— start SOURCE MATERIAL —

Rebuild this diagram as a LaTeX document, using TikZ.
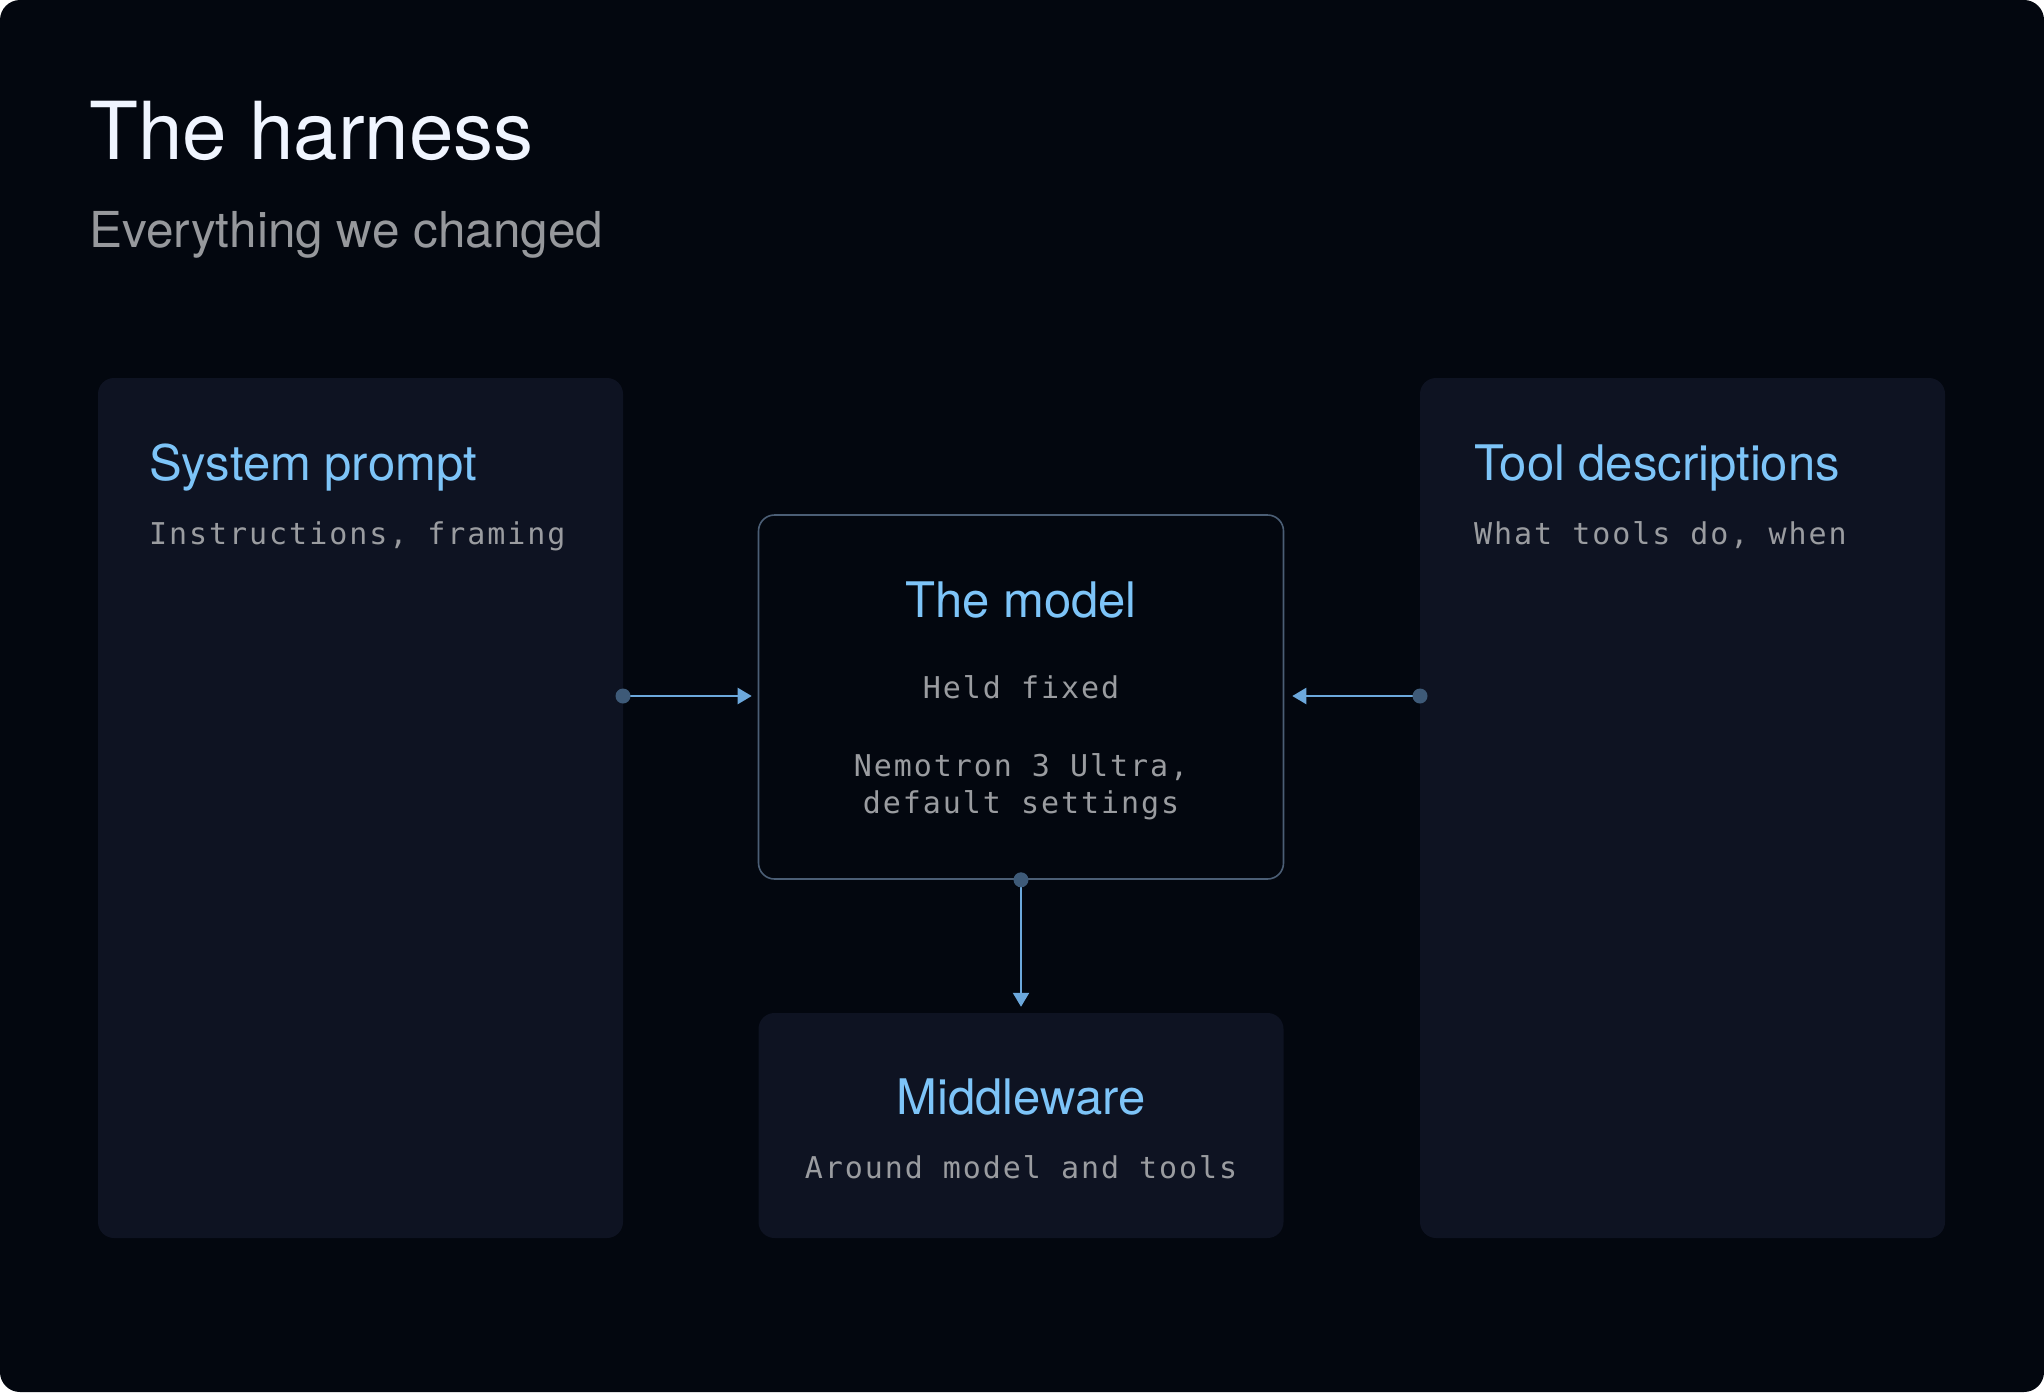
\documentclass[tikz,border=0pt]{standalone}
\usepackage{fontspec}
\setmainfont{TeX Gyre Heros}
\newfontfamily\monof[LetterSpace=6.5]{DejaVu Sans Mono}
\usetikzlibrary{arrows.meta}
\definecolor{bgc}{RGB}{3,7,15}
\definecolor{boxc}{RGB}{14,19,34}
\definecolor{bluet}{RGB}{125,196,248}
\definecolor{greyt}{RGB}{154,156,160}
\definecolor{subt}{RGB}{150,152,156}
\definecolor{whitet}{RGB}{240,245,255}
\definecolor{edgec}{RGB}{75,94,117}
\definecolor{arrc}{RGB}{108,168,220}
\definecolor{dotc}{RGB}{62,90,120}
\tikzset{
  panel/.style={fill=boxc, rounded corners=16pt, draw=none},
  modelbox/.style={fill=bgc, draw=edgec, line width=1.6pt, rounded corners=16pt},
  head/.style={inner sep=0pt, text=bluet, font=\fontsize{49}{56}\selectfont},
  mono/.style={inner sep=0pt, text=greyt, font=\monof\fontsize{30}{37}\selectfont},
  conn/.style={draw=arrc, line width=2.2pt, -{Triangle[length=14pt,width=16pt]}},
  dotm/.style={fill=dotc, draw=none}
}
\begin{document}
\begin{tikzpicture}[x=1pt,y=-1pt]
\useasboundingbox (0,0) rectangle (2044,1392);
\fill[white] (0,0) rectangle (2044,1392);
\fill[bgc, rounded corners=20pt] (0,0) rectangle (2044,1392);
% title
\node (title) [anchor=base west, inner sep=0pt, text=whitet, font=\fontsize{80}{90}\selectfont] at (89,159) {The harness};
\node (subtitle) [anchor=base west, inner sep=0pt, text=subt, font=\fontsize{49.5}{56}\selectfont] at (89,247) {Everything we changed};
% panels
\path[panel] (98,378) rectangle (623,1238);
\coordinate (sysE) at (623,696);
\node (sysT) [head, anchor=base west] at (149,480) {System prompt};
\node (sysS) [mono, anchor=base west] at (149,544) {Instructions, framing};
\path[panel] (1420,378) rectangle (1945,1238);
\coordinate (toolW) at (1420,696);
\node (toolT) [head, anchor=base west] at (1474,480) {Tool descriptions};
\node (toolS) [mono, anchor=base west] at (1474,544) {What tools do, when};
% model box
\node (model) [modelbox, minimum width=525pt, minimum height=364pt, inner sep=0pt] at (1021,697) {};
\node (modelT) [head, anchor=base] at (1021,617) {The model};
\node (modelS1) [mono, anchor=base] at (1021,698) {Held fixed};
\node (modelS2) [mono, anchor=base] at (1021,776) {Nemotron 3 Ultra,};
\node (modelS3) [mono, anchor=base] at (1021,813) {default settings};
% middleware
\node (mid) [panel, minimum width=525pt, minimum height=225pt, inner sep=0pt] at (1021,1125.5) {};
\node (midT) [head, anchor=base] at (1021,1114) {Middleware};
\node (midS) [mono, anchor=base] at (1021,1178) {Around model and tools};
% connectors
\draw[conn, shorten >=6pt] (sysE) -- (model.west |- sysE);
\draw[conn, shorten >=8pt] (toolW) -- (model.east |- toolW);
\draw[conn, shorten >=6pt] (model.south) -- (mid.north);
\fill[dotm] (sysE) circle (7.5pt);
\fill[dotm] (toolW) circle (7.5pt);
\fill[dotm] (model.south) circle (7.5pt);
\end{tikzpicture}
\end{document}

— end SOURCE MATERIAL —

### THE TASK
Replicate the material above verbatim; images stay out of the copy.

### ANSWER TO THIS TASK
Rebuild this diagram as a LaTeX document, using TikZ.
\documentclass[tikz,border=0pt]{standalone}
\usepackage{fontspec}
\setmainfont{TeX Gyre Heros}
\newfontfamily\monof[LetterSpace=6.5]{DejaVu Sans Mono}
\usetikzlibrary{arrows.meta}
\definecolor{bgc}{RGB}{3,7,15}
\definecolor{boxc}{RGB}{14,19,34}
\definecolor{bluet}{RGB}{125,196,248}
\definecolor{greyt}{RGB}{154,156,160}
\definecolor{subt}{RGB}{150,152,156}
\definecolor{whitet}{RGB}{240,245,255}
\definecolor{edgec}{RGB}{75,94,117}
\definecolor{arrc}{RGB}{108,168,220}
\definecolor{dotc}{RGB}{62,90,120}
\tikzset{
  panel/.style={fill=boxc, rounded corners=16pt, draw=none},
  modelbox/.style={fill=bgc, draw=edgec, line width=1.6pt, rounded corners=16pt},
  head/.style={inner sep=0pt, text=bluet, font=\fontsize{49}{56}\selectfont},
  mono/.style={inner sep=0pt, text=greyt, font=\monof\fontsize{30}{37}\selectfont},
  conn/.style={draw=arrc, line width=2.2pt, -{Triangle[length=14pt,width=16pt]}},
  dotm/.style={fill=dotc, draw=none}
}
\begin{document}
\begin{tikzpicture}[x=1pt,y=-1pt]
\useasboundingbox (0,0) rectangle (2044,1392);
\fill[white] (0,0) rectangle (2044,1392);
\fill[bgc, rounded corners=20pt] (0,0) rectangle (2044,1392);
% title
\node (title) [anchor=base west, inner sep=0pt, text=whitet, font=\fontsize{80}{90}\selectfont] at (89,159) {The harness};
\node (subtitle) [anchor=base west, inner sep=0pt, text=subt, font=\fontsize{49.5}{56}\selectfont] at (89,247) {Everything we changed};
% panels
\path[panel] (98,378) rectangle (623,1238);
\coordinate (sysE) at (623,696);
\node (sysT) [head, anchor=base west] at (149,480) {System prompt};
\node (sysS) [mono, anchor=base west] at (149,544) {Instructions, framing};
\path[panel] (1420,378) rectangle (1945,1238);
\coordinate (toolW) at (1420,696);
\node (toolT) [head, anchor=base west] at (1474,480) {Tool descriptions};
\node (toolS) [mono, anchor=base west] at (1474,544) {What tools do, when};
% model box
\node (model) [modelbox, minimum width=525pt, minimum height=364pt, inner sep=0pt] at (1021,697) {};
\node (modelT) [head, anchor=base] at (1021,617) {The model};
\node (modelS1) [mono, anchor=base] at (1021,698) {Held fixed};
\node (modelS2) [mono, anchor=base] at (1021,776) {Nemotron 3 Ultra,};
\node (modelS3) [mono, anchor=base] at (1021,813) {default settings};
% middleware
\node (mid) [panel, minimum width=525pt, minimum height=225pt, inner sep=0pt] at (1021,1125.5) {};
\node (midT) [head, anchor=base] at (1021,1114) {Middleware};
\node (midS) [mono, anchor=base] at (1021,1178) {Around model and tools};
% connectors
\draw[conn, shorten >=6pt] (sysE) -- (model.west |- sysE);
\draw[conn, shorten >=8pt] (toolW) -- (model.east |- toolW);
\draw[conn, shorten >=6pt] (model.south) -- (mid.north);
\fill[dotm] (sysE) circle (7.5pt);
\fill[dotm] (toolW) circle (7.5pt);
\fill[dotm] (model.south) circle (7.5pt);
\end{tikzpicture}
\end{document}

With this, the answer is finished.